SD: Are there certain things you learned that you preserve still today?

 

VT: Yes, definitely, my Ludlow 38 experience continues to remind me that we need those places that actually make a difference.

 

Don’t be all scared like before at PS 42

 

SD: So after this residency, was there a moment you thought you wanted to stay in New York?

 

VT: I would have loved to stay; at the same time, though, I was eager to move on. I had a new fellowship opportunity waiting for me at Kadist, an interdisciplinary arts organization based in Paris and San Francisco. 

 

SD: Do you feel like you have a sense of the ways in which Ludlow morphs every time?

 

VT: I keep thinking about the diversity of the whole venture.
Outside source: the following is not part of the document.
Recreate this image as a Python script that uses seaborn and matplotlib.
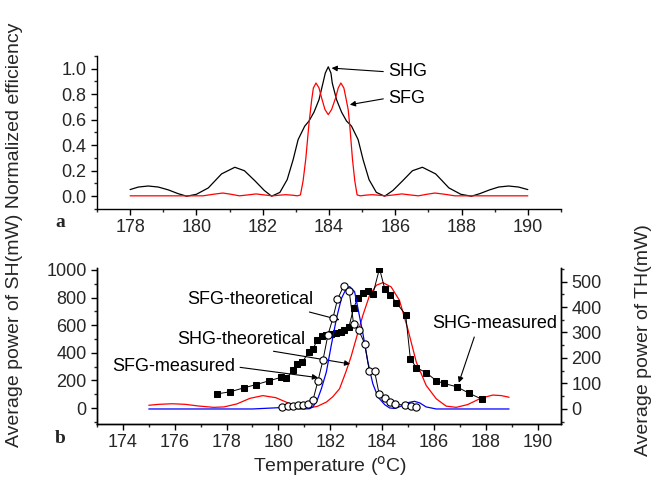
import numpy as np
import pandas as pd
import matplotlib
matplotlib.use("Agg")
import matplotlib.pyplot as plt
import seaborn as sns
from matplotlib.ticker import MultipleLocator, FormatStrFormatter

sns.set_theme(style="ticks")
plt.rcParams['font.family'] = ['Liberation Sans', 'DejaVu Sans']

# ---------------- data ----------------
# panel a : normalized efficiency vs temperature
a_shg_T = [178.0, 178.25, 178.55, 178.85, 179.15, 179.45, 179.71, 180.0, 180.36, 180.76,
           181.16, 181.45, 181.77, 182.05, 182.27, 182.52, 182.74, 182.92, 183.07, 183.27,
           183.40, 183.55, 183.70, 183.82, 183.89, 183.98, 184.06, 184.10, 184.23, 184.38,
           184.53, 184.68, 184.88, 185.03, 185.21, 185.43, 185.68, 185.93, 186.22, 186.52,
           186.82, 187.22, 187.62, 187.98, 188.30, 188.55, 188.85, 189.12, 189.42, 189.72,
           190.0]
a_shg_v = [0.052, 0.072, 0.080, 0.072, 0.050, 0.020, 0.0, 0.015, 0.065, 0.175,
           0.227, 0.200, 0.120, 0.045, 0.0, 0.030, 0.130, 0.287, 0.444, 0.550,
           0.590, 0.660, 0.757, 0.888, 0.966, 1.015, 0.966, 0.888, 0.757, 0.660,
           0.590, 0.550, 0.444, 0.287, 0.130, 0.030, 0.0, 0.045, 0.120, 0.200,
           0.227, 0.175, 0.065, 0.015, 0.0, 0.020, 0.050, 0.072, 0.080, 0.072,
           0.052]

a_sfg_T = [178.0, 180.2, 180.5, 180.8, 181.05, 181.3, 181.55, 181.8, 182.05, 182.3,
           182.5, 182.7, 182.9, 183.05, 183.14, 183.22, 183.30, 183.40, 183.48, 183.53,
           183.61, 183.70, 183.78, 183.88, 183.98, 184.08, 184.20, 184.28, 184.36, 184.45,
           184.52, 184.58, 184.63, 184.71, 184.78, 184.85, 184.95, 185.1, 185.3, 185.5,
           185.7, 185.95, 186.2, 186.45, 186.7, 186.95, 187.2, 187.5, 187.8, 190.0]
a_sfg_v = [0.003, 0.003, 0.015, 0.025, 0.015, 0.003, 0.010, 0.018, 0.010, 0.003,
           0.008, 0.012, 0.008, 0.003, 0.010, 0.120, 0.290, 0.575, 0.757, 0.849,
           0.888, 0.849, 0.770, 0.680, 0.640, 0.680, 0.770, 0.849, 0.888, 0.849,
           0.760, 0.680, 0.550, 0.290, 0.120, 0.010, 0.003, 0.008, 0.012, 0.008,
           0.003, 0.010, 0.018, 0.010, 0.003, 0.015, 0.025, 0.015, 0.003, 0.003]

# panel b : measured SH (left axis, mW)
b_shg_meas_T = [177.65, 178.15, 178.66, 179.15, 179.65, 180.1, 180.3, 180.56, 180.72, 180.92,
                181.18, 181.33, 181.49, 181.70, 181.85, 182.04, 182.24, 182.40, 182.55, 182.72,
                182.90, 183.07, 183.26, 183.45, 183.65, 183.90, 184.10, 184.32, 184.55, 184.91,
                185.09, 185.32, 185.70, 186.09, 186.37, 186.88, 187.37, 187.86]
b_shg_meas_P = [103, 118, 146, 170, 198, 222, 214, 273, 321, 333,
                406, 425, 490, 520, 531, 538, 546, 553, 563, 587,
                722, 800, 830, 845, 828, 1010, 865, 818, 763, 675,
                358, 293, 256, 198, 179, 154, 106, 63]

# panel b : measured TH (right axis, mW)
b_sfg_meas_T = [180.15, 180.37, 180.56, 180.76, 180.95, 181.14, 181.33, 181.53, 181.72, 181.91,
                182.10, 182.28, 182.52, 182.73, 182.90, 183.10, 183.33, 183.51, 183.71, 183.89,
                184.10, 184.29, 184.50, 184.88, 185.10, 185.30]
b_sfg_meas_P = [8, 10, 13, 15, 17, 21, 34, 111, 192, 290,
                355, 430, 483, 462, 335, 309, 256, 148, 148, 57,
                44, 26, 19, 15, 12, 8]

# panel b : theoretical SHG (left-axis units)
b_shg_th_T = [175.0, 175.4, 175.9, 176.4, 176.9, 177.5, 177.9, 178.4, 178.9, 179.4,
              179.9, 180.4, 180.9, 181.2, 181.5, 181.85, 182.1, 182.36, 182.6, 182.8,
              183.0, 183.26, 183.52, 183.78, 184.03, 184.35, 184.67, 184.99, 185.32, 185.7,
              186.09, 186.47, 186.86, 187.3, 187.8, 188.27, 188.6, 188.9]
b_shg_th_P = [20, 27, 31, 27, 15, 5, 8, 30, 70, 90,
              75, 35, 8, 2, 12, 43, 82, 140, 260, 370,
              502, 672, 817, 889, 908, 877, 780, 574, 333, 164,
              67, 14, 5, 25, 70, 94, 90, 78]

# panel b : theoretical SFG (right-axis units)
b_sfg_th_T = [175.0, 177.0, 179.0, 179.6, 180.0, 180.4, 180.9, 181.2, 181.33, 181.5,
              181.66, 181.85, 182.04, 182.24, 182.43, 182.62, 182.75, 182.94, 183.07, 183.26,
              183.45, 183.64, 183.84, 184.10, 184.29, 184.5, 184.8, 185.05, 185.25, 185.45,
              185.7, 186.09, 187.0, 188.9]
b_sfg_th_P = [0, 0, 0, 3, 5, 3, 0, 1, 8, 35,
              80, 145, 250, 355, 433, 473, 480, 460, 394, 296,
              185, 100, 47, 17, 4, 2, 14, 26, 30, 24,
              8, 0, 0, 0]

# ---------------- figure ----------------
fig = plt.figure(figsize=(6.55, 4.94), dpi=100)
fig.patch.set_facecolor('white')
axA = fig.add_axes([0.148, 0.577, 0.7084, 0.3097])
axB = fig.add_axes([0.148, 0.1427, 0.7084, 0.3148])
axR = axB.twinx()

LW = 0.9
sns.lineplot(x=a_shg_T, y=a_shg_v, ax=axA, color='black', lw=LW, sort=False, estimator=None)
sns.lineplot(x=a_sfg_T, y=a_sfg_v, ax=axA, color='red', lw=LW, sort=False, estimator=None)

sns.lineplot(x=b_shg_th_T, y=b_shg_th_P, ax=axB, color='red', lw=LW, sort=False, estimator=None)
sns.lineplot(x=b_shg_meas_T, y=b_shg_meas_P, ax=axB, color='black', lw=0.7, sort=False,
             estimator=None, marker='s', markersize=4.9, markeredgecolor='black',
             markerfacecolor='black')
sns.lineplot(x=b_sfg_th_T, y=b_sfg_th_P, ax=axR, color='blue', lw=LW, sort=False, estimator=None)
sns.lineplot(x=b_sfg_meas_T, y=b_sfg_meas_P, ax=axR, color='black', lw=0.7, sort=False,
             estimator=None, marker='o', markersize=5.2, markeredgecolor='black',
             markerfacecolor='white', markeredgewidth=0.8)

FS = 13
tick_kw = dict(direction='out', labelsize=FS, width=1.0, color='black')

# panel a axes
axA.set_xlim(177.0, 191.0)
axA.set_ylim(-0.1, 1.1)
axA.xaxis.set_minor_locator(MultipleLocator(1))
axA.yaxis.set_minor_locator(MultipleLocator(0.1))
axA.set_xticks([178, 180, 182, 184, 186, 188, 190])
axA.set_yticks([0.0, 0.2, 0.4, 0.6, 0.8, 1.0])
axA.yaxis.set_major_formatter(FormatStrFormatter('%.1f'))
axA.tick_params(which='major', length=4, **tick_kw)
axA.tick_params(which='minor', length=2.5, direction='out', width=1.0)
for s in ['top', 'right']:
    axA.spines[s].set_visible(False)
for s in ['left', 'bottom']:
    axA.spines[s].set_linewidth(1.0)
    axA.spines[s].set_color('black')
axA.set_xlabel('')
axA.set_ylabel('')

# panel b axes
axB.set_xlim(173.0, 190.9)
axB.set_ylim(-112, 1014)
axR.set_ylim(-57, 553)
axB.set_xticks([174, 176, 178, 180, 182, 184, 186, 188, 190])
axB.xaxis.set_minor_locator(MultipleLocator(1))
axB.set_yticks([0, 200, 400, 600, 800, 1000])
axB.yaxis.set_minor_locator(MultipleLocator(100))
axR.set_yticks([0, 100, 200, 300, 400, 500])
axR.yaxis.set_minor_locator(MultipleLocator(50))
for ax in (axB, axR):
    ax.tick_params(which='major', length=4, **tick_kw)
    ax.tick_params(which='minor', length=2.5, direction='out', width=1.0)
    ax.spines['top'].set_visible(False)
    for s in ['left', 'bottom', 'right']:
        ax.spines[s].set_linewidth(1.0)
        ax.spines[s].set_color('black')
    ax.set_xlabel('')
    ax.set_ylabel('')
axR.tick_params(axis='y', which='both', right=True, left=False)
axB.tick_params(axis='y', which='both', right=False)

# annotations
arrow = dict(arrowstyle='-|>', color='black', lw=0.8, mutation_scale=8, shrinkA=1, shrinkB=0)
tkw = dict(fontsize=FS, color='black')

axA.annotate('SHG', xy=(184.08, 1.005), xytext=(185.78, 0.975), ha='left', va='center',
             arrowprops=dict(arrow, relpos=(0, 0.5)), **tkw)
axA.annotate('SFG', xy=(184.63, 0.718), xytext=(185.78, 0.77), ha='left', va='center',
             arrowprops=dict(arrow, relpos=(0, 0.5)), **tkw)

axB.annotate('SFG-theoretical', xy=(182.36, 638), xytext=(178.91, 783), ha='center', va='center',
             arrowprops=dict(arrow, relpos=(0.86, 0.0)), **tkw)
axB.annotate('SHG-theoretical', xy=(182.77, 319), xytext=(178.55, 498), ha='center', va='center',
             arrowprops=dict(arrow, relpos=(0.59, 0.0)), **tkw)
axB.annotate('SFG-measured', xy=(181.53, 220), xytext=(175.97, 299), ha='center', va='center',
             arrowprops=dict(arrow, relpos=(1.0, 0.5)), **tkw)
axB.annotate('SHG-measured', xy=(186.96, 183), xytext=(188.34, 609), ha='center', va='center',
             arrowprops=dict(arrow, relpos=(0.35, 0.0)), **tkw)

# panel letters
fig.text(60 / 655, 1 - 222 / 494, 'a', family='Liberation Serif', weight='bold', fontsize=14,
         ha='center', va='center')
fig.text(60 / 655, 1 - 438 / 494, 'b', family='Liberation Serif', weight='bold', fontsize=14,
         ha='center', va='center')

# axis labels
fig.text(15 / 655, 1 - 235 / 494, 'Average power of SH(mW) Normalized efficiency', rotation=90,
         fontsize=14, ha='center', va='center')
fig.text(643 / 655, 1 - 340 / 494, 'Average power of TH(mW)', rotation=90,
         fontsize=14, ha='center', va='center')
fig.text(330 / 655, 1 - 466 / 494, 'Temperature ($^{\\rm o}$C)', fontsize=14,
         ha='center', va='center')

fig.savefig('out.png', dpi=100, facecolor='white')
Each curator developed a program that was subjective by nature, elaborated on different methods of curating, and invented ways of staging works of art beyond the regular exhibition scheme. In that sense, Ludlow 38 questioned the conventional model of the German Kunstverein, a 200-year-old democratic yet bourgeois association for the arts that has its roots in various citizen initiatives spread over Germany. Especially in the context of New York, Ludlow 38 highlighted the freedom that a Kunstverein enjoys but also reflected on the conditions under which a nonprofit art space operates these days.

 

Lena Henke

 

SD: How do you think Ludlow 38 catalyzed this process of reflecting? Because of the continuous flux at Ludlow? Because of the scale?

 

VT: Flux is one aspect. Another core aspect is that the Goethe-Institut and the Ludlow 38 jury made a point of selecting curators with different backgrounds and experiences. Such diversity is a very recent phenomenon that other, larger institutions are gradually starting to embrace.

 

SD: Do you have any final thoughts about Ludlow 38 closing?

 

VT: I don’t want to see this as an end, but as a beginning for many more initiatives to test out new frameworks. After all, Ludlow 38 has shown that change is possible.